Well, we ventured to ask him if he perchance has any oil he would be able to sell us. Incidentally, we did insist on paying for it, since he's told us on virtually every occasion that we've talked to him in the past couple of years about how his income has been slashed owing to "austerity" and so on. Anyway, in view of the fact that our friend Mihalis from Kalathos always has oil and yet this year, well - he doesn't, we weren't too hopeful. But, wonder of wonders, as I mentioned in that other post, Gilma did buck the trend and harvest a lot of olives this past December and thus he responded with a yes!!

He always has this habit of leaning into the conversation, as if prickly pears have ears, and doing so again this time he asked us "Do you want old oil, or this year's pressing? This year's is best. I haven't got tons to spare, but for you, I'll make it this year's, would you like that?"

Would we 'eck as like?

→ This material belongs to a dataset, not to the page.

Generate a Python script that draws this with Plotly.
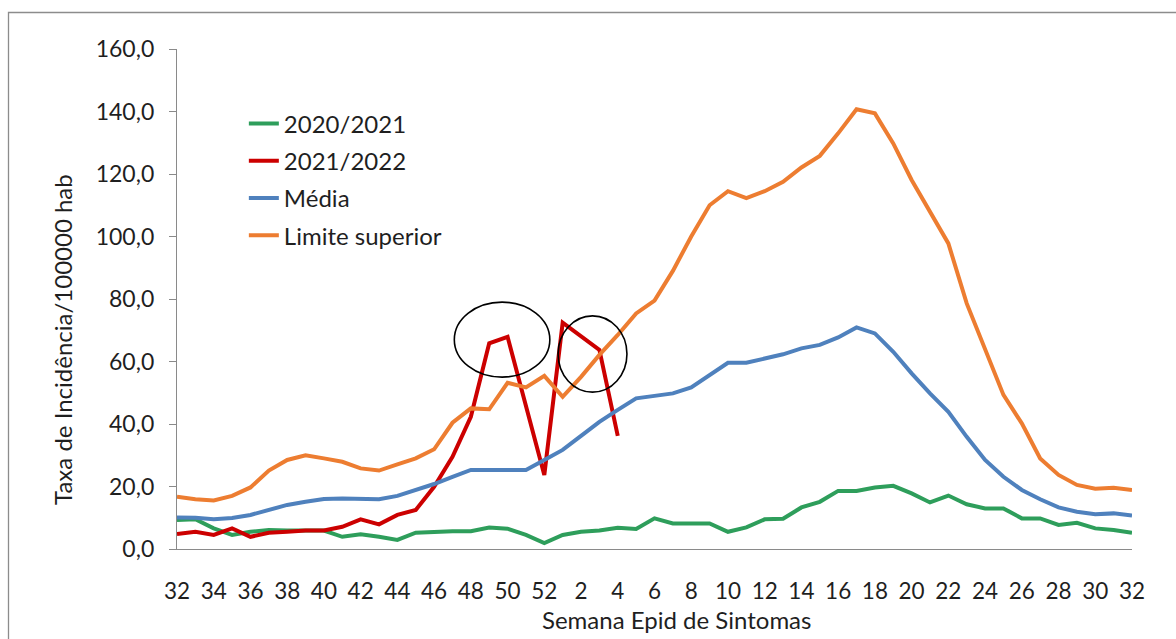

Anyway, we left him with our barrel, which he heartily disapproved of, being old school and all that. "You don't want to keep it in this!!" he declared, as though describing a forthcoming travesty, whereupon he span open the top and raised the barrel to my wife's nose and told her to sniff. She didn't know what she was sniffing for in a barrel that I'd recently washed out and rinsed in preparation for a hoped-for olive oil "score", but he then placed it back on the ground and said "Plastic barrels? Pah! You need a stainless steel one, with a tap at the bottom. Or if not, large glass demijohns! But you mustn't use this!! It'll transfer the taste of the plastic into your oil. Not good. Not good!"

The fact that most of the Greek population uses these plastic barrels nowadays doesn't wash with Gilma. No, he's old school. We assured him that we'd comply, whilst inwardly wincing, since we knew how expensive the stainless steel barrels were. Still, maybe we'll compromise, we do seem to have rather a lot of 1.5 litre bottles knocking about the place, all dark green glass - best for keeping the light to a minimum.

I knew we drank all that Lidl table wine for a good reason.